# Fishlake on fire



## #1DEER 1-I (Sep 10, 2007)

Just FYI Foshlake is on fire, does anyone know more about it, this wind might do some serious damage?


----------



## utahgolf (Sep 8, 2007)

I see prescribed fires going on in that area, prob not a good time for controlled burns with this wind though. Hope this storm brings moisture. It's going to be a bad fire year.


----------



## #1DEER 1-I (Sep 10, 2007)

utahgolf said:


> I see prescribed fires going on in that area, prob not a good time for controlled burns with this wind though. Hope this storm brings moisture. It's going to be a bad fire year.

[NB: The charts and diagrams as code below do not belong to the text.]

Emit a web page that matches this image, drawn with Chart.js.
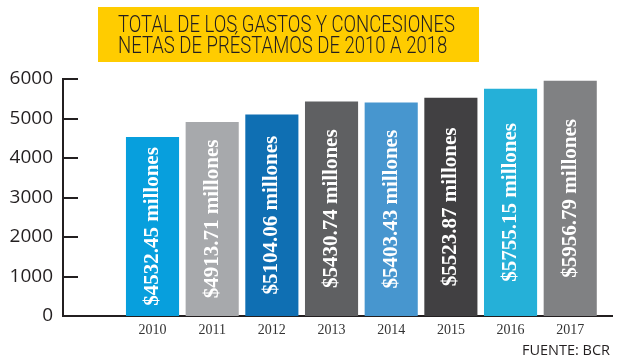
<!DOCTYPE html>
<html><head><meta charset="utf-8">
<script src="https://cdn.jsdelivr.net/npm/chart.js@4/dist/chart.umd.min.js"></script>
<style>html,body{margin:0;padding:0;background:#fff;}canvas{display:block;}</style>
</head><body>
<canvas id="c" width="627" height="360"></canvas>
<script>
const years = ['2010', '2011', '2012', '2013', '2014', '2015', '2016', '2017'];
const values = [4532.45, 4913.71, 5104.06, 5430.74, 5403.43, 5523.87, 5755.15, 5956.79];
const barColors = ['#079fdd', '#a7a9ac', '#0f6fb3', '#5f6062', '#4796cf', '#414042', '#25b0d8', '#808183'];
const yTickValues = [0, 1000, 2000, 3000, 4000, 5000, 6000];
const titleLines = ['TOTAL DE LOS GASTOS Y CONCESIONES', 'NETAS DE PRÉSTAMOS DE 2010 A 2018'];
const sourceText = 'FUENTE: BCR';
const valuePrefix = '$';
const valueUnit = ' millones';

const INK = '#231f20';

const decor = {
  id: 'decor',
  beforeDraw(chart) {
    const ctx = chart.ctx;
    ctx.save();
    ctx.fillStyle = '#fff';
    ctx.fillRect(0, 0, chart.width, chart.height);
    // title box
    ctx.fillStyle = '#ffcc00';
    ctx.fillRect(98, 7, 381, 55);
    ctx.fillStyle = INK;
    ctx.font = '300 23px Roboto';
    ctx.textAlign = 'left';
    ctx.textBaseline = 'alphabetic';
    const sx = 337 / ctx.measureText(titleLines[0]).width;
    titleLines.forEach((t, i) => {
      ctx.save();
      ctx.translate(118, 32 + i * 20.5);
      ctx.scale(sx, 1);
      ctx.fillText(t, 0, 0);
      ctx.restore();
    });
    // source
    ctx.font = '14.5px "Open Sans"';
    ctx.textAlign = 'right';
    ctx.fillText(sourceText, 610, 355);
    ctx.restore();
  },
  afterDatasetsDraw(chart) {
    const ctx = chart.ctx;
    ctx.save();
    const meta = chart.getDatasetMeta(0);
    ctx.fillStyle = '#ffffff';
    ctx.font = 'bold 21px "Liberation Serif"';
    ctx.textAlign = 'center';
    ctx.textBaseline = 'middle';
    meta.data.forEach((bar, i) => {
      ctx.save();
      ctx.translate(bar.x, (bar.y + bar.base) / 2);
      ctx.rotate(-Math.PI / 2);
      ctx.fillText(valuePrefix + values[i].toFixed(2) + valueUnit, 0, 0);
      ctx.restore();
    });
    // inward tick marks on y axis
    const ys = chart.scales.y;
    const left = chart.chartArea.left;
    ctx.strokeStyle = INK;
    ctx.lineWidth = 2;
    ys.ticks.forEach(t => {
      if (t.value === 0) return;
      const y = Math.round(ys.getPixelForValue(t.value));
      ctx.beginPath();
      ctx.moveTo(left, y);
      ctx.lineTo(left + 15, y);
      ctx.stroke();
    });
    ctx.restore();
  }
};

new Chart(document.getElementById('c'), {
  type: 'bar',
  data: {
    datasets: [{
      data: values.map((v, i) => ({ x: i, y: v })),
      backgroundColor: barColors,
      borderWidth: 0,
      barPercentage: 0.89,
      categoryPercentage: 1
    }]
  },
  options: {
    responsive: false,
    animation: false,
    layout: { padding: { top: 79, right: 15, left: 0, bottom: 0 } },
    plugins: { legend: { display: false }, tooltip: { enabled: false }, title: { display: false } },
    scales: {
      x: {
        type: 'linear',
        offset: false,
        min: -1.5,
        max: 7.7,
        afterBuildTicks: s => { s.ticks = years.map((_, i) => ({ value: i })); },
        afterFit: s => { s.height = 44; },
        grid: { display: false, drawTicks: false, offset: false },
        border: { display: true, color: INK, width: 2 },
        ticks: {
          autoSkip: false,
          maxRotation: 0,
          padding: 6,
          color: '#333',
          font: { family: '"Liberation Serif"', size: 14 },
          callback: v => years[v] ?? ''
        }
      },
      y: {
        min: 0,
        max: 6000,
        afterBuildTicks: s => { s.ticks = yTickValues.map(v => ({ value: v })); },
        afterFit: s => { s.width = 63; },
        grid: { display: false, drawTicks: false },
        border: { display: true, color: INK, width: 2 },
        ticks: {
          padding: 10,
          color: INK,
          font: { family: '"Open Sans"', size: 19 },
          callback: v => String(v)
        }
      }
    }
  },
  plugins: [decor]
});
</script>
</body></html>
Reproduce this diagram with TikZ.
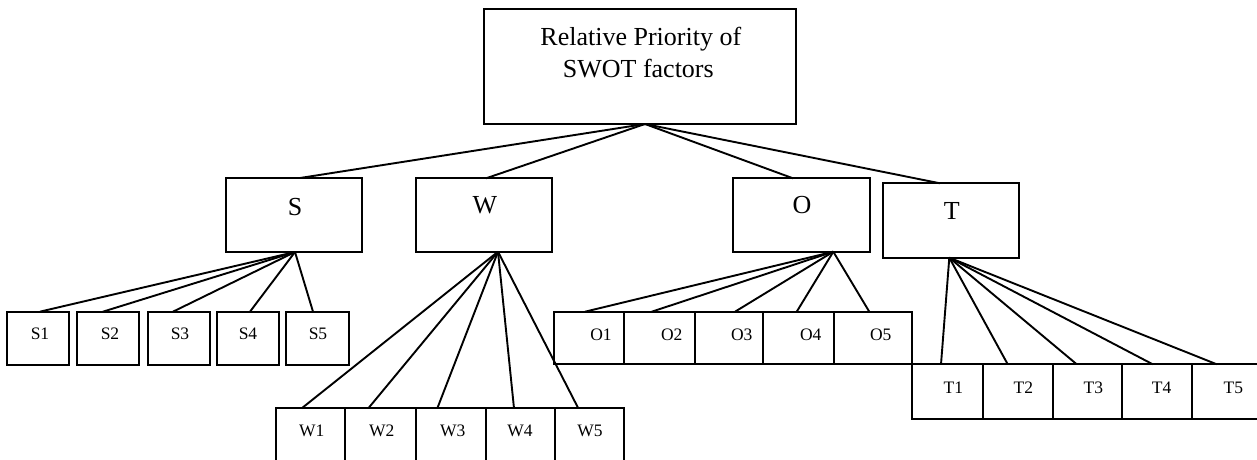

From the cloud of smoke it looks to be pretty big now.


----------



## Critter (Mar 20, 2010)

According to Utah Fire Info there is no prescribed burns on the Fish Lake.

The closest prescribed burn is on the south end of Monroe Mountain


----------



## tallbuck (Apr 30, 2009)

OH CRAP....wonder if it happened to be lighting or hopefully not human caused....

found this...
http://www.ksl.com/?sid=34238848&ni...auses-evacuations-near-fishlake&s_cid=queue-3


----------



## tallbuck (Apr 30, 2009)

found this on fox13, it has pictures!

http://fox13now.com/2015/04/14/wildfire-erupts-near-fishlake-causing-road-closures-evacuations/


----------



## #1DEER 1-I (Sep 10, 2007)

Here's another article:

http://m.richfieldreaper.com/mobile/news/local/article_8ef1628e-e2e8-11e4-b39d-6ff95f7d54de.html


----------



## Kevinitis (Jul 18, 2013)

It will do good for the forest. I feel bad for any structures that are burned.


----------



## hemionus (Aug 23, 2009)

Sucks to have a structure there but yep, it'll do good for forest health. Early season, low heat, and high moisture content in the veg will make for an excellent fire ecologically. It's a shame there are structures up there and they had to fight it. It'll be out tonight with the storm coming.

Hooray for fire!


----------



## redleg (Dec 5, 2007)

The forest service was doing a "controlled burn" in Argyle Canyon a couple of years ago, and then the "Church Camp Fire" started. but no land was burned at the church campground.


----------



## Catherder (Aug 2, 2008)

Every time I see this heading "Fishlake on fire", my initial reaction is that it is a fishing report. :dizzy::der:


----------